In the time since graduating, Campbell’s memory has kept Peraza connected to St. Lawrence. Peraza has returned to campus both virtually and in person several times to help illuminate the life and teachings of the late reverend beyond the context of race. There’s a note of gratitude in Peraza’s voice when he talks about his undergraduate days spent poring over Campbell’s work and digging into archives to learn more about him.
Jeffrey Campbell provided the inspiration, Peraza says, but “Elizabeth Regosin is why I became a historian. She was my honors thesis advisor and she insisted I do archival research to see if I liked it. I visited two archives in New England, including one in Amherst where Campbell was a Black preacher to a white congregation. It was exactly what I would be doing for the next 10 years.”
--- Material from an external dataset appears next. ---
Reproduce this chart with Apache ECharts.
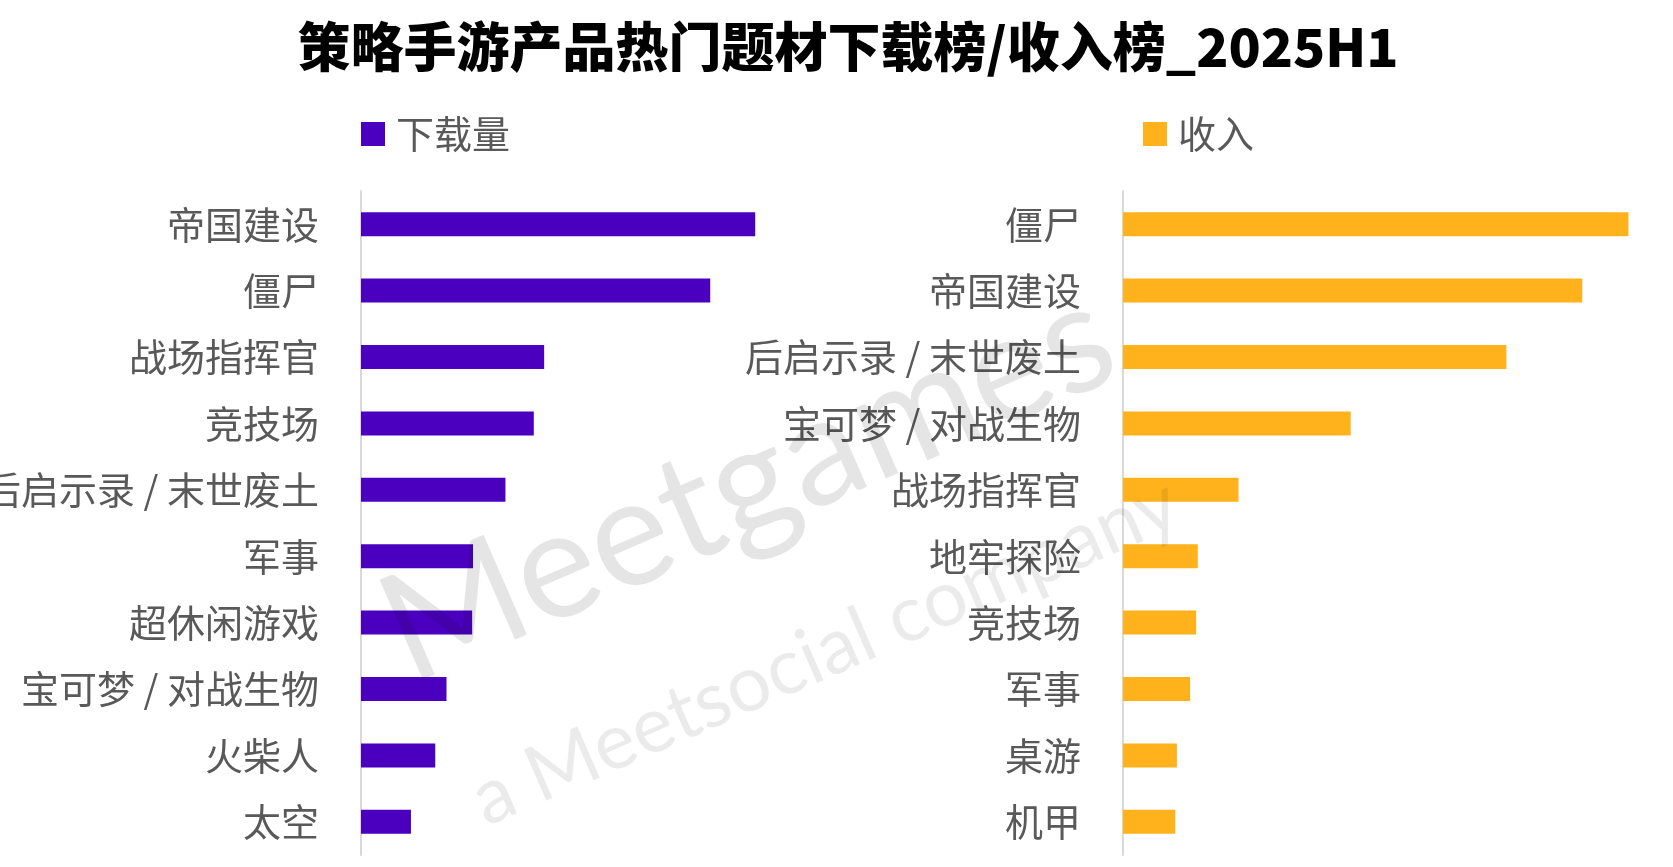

Peraza’s relationship with Charles A. Dana Professor of History Liz Regosin didn’t stop after he graduated. She mentored him throughout his Ph.D.—a process he says he felt over-prepared for.
“There are 2,100 students at St. Lawrence, and the resources and learning experiences are comparable to what I saw 21,000 students getting at UB.” he says. “More and more over the years, I’ve become an unofficial St. Lawrence booster.
When Peraza first encountered Jeffrey Campbell, he couldn’t help but imagine how alone he must have felt at times. Early in Peraza’s St. Lawrence career, he could relate. But like so many college students who find their footing, find their people, and flourish, Peraza looks back at his college experience and can point to the St. Lawrence support systems that helped him become the accomplished scholar and advocate he is today.
“Jeffrey Campbell was an example of someone I knew of who had it harder. By the end of my time at St. Lawrence, I was in a theme cottage, I had my HEOP family. That made me appreciate what we did have,” he says. “By the time I knew I was going to grad school, my support system turned into a launch pad. I made it really far and I’m standing on the foundation of St. Lawrence.”